Still one last problem to go though, the records weren't decrypting properly. I verified, using dtrace and kmdb, that the data was correct and the CCM MAC was correct. So what was wrong why wouldn't they decrypt ? That only left the key and the nonce. Verifying the key was correct was easy, and it was. So what was wrong with the nonce ?
We don't actually store the nonce on disk for ZFS Crypto but instead we calculate it based on other stuff that is stored on disk. The nonce for a normal block is made up from: the block birth transaction (txg: a monatonically increasing unsigned 64 bit integer) , the object, the level, and the blkid. Those are manipulated (via a truncated SHA256 hash) into 12 bytes and used as the nonce. For a ZIL write the txg is always 0 because it isn't being written in a txg (that is the whole point of it!) but the blkid is actually the ZIL record sequence number which has the same properties as the txg. The problem is that when we replay the ZIL (not when we claim it though) we do have a txg number. This mean't we had a different nonce on the decrypt to the encrypt. The solution ? Remove the txg from the nonce for ZIL records - no big loss there since on a ZIL write it is 0 anyway and the blkid (the zil sequence number) has the security properties we want to keep AES CCM safe.

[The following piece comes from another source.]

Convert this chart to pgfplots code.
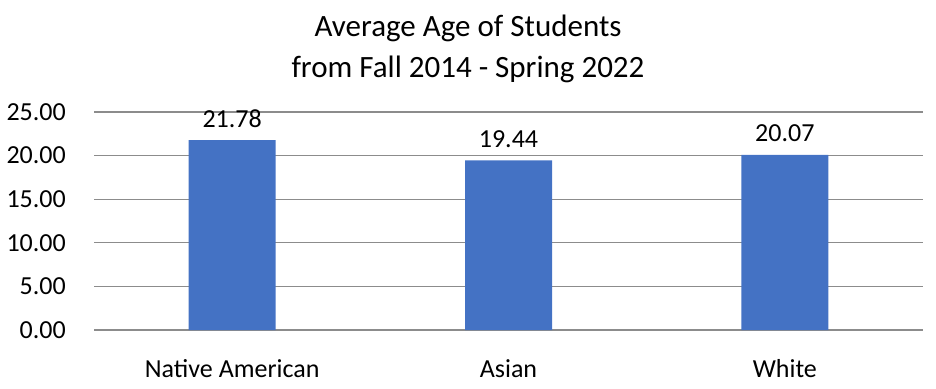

With all that done I managed to get the ZIL test suite to pass. I have a couple of minor follow-on issues to resolve so that zdb doesn't get its knickers in a twist (SEGV really) when it tries to display encrypted log blocks (which it can't decrypt since it is running in userland and without the keys available).
That turned out to be more that I expected to write up. So where are we with schedule ? I expect us to start codereview again shortly. I've just completed the resync to build 102.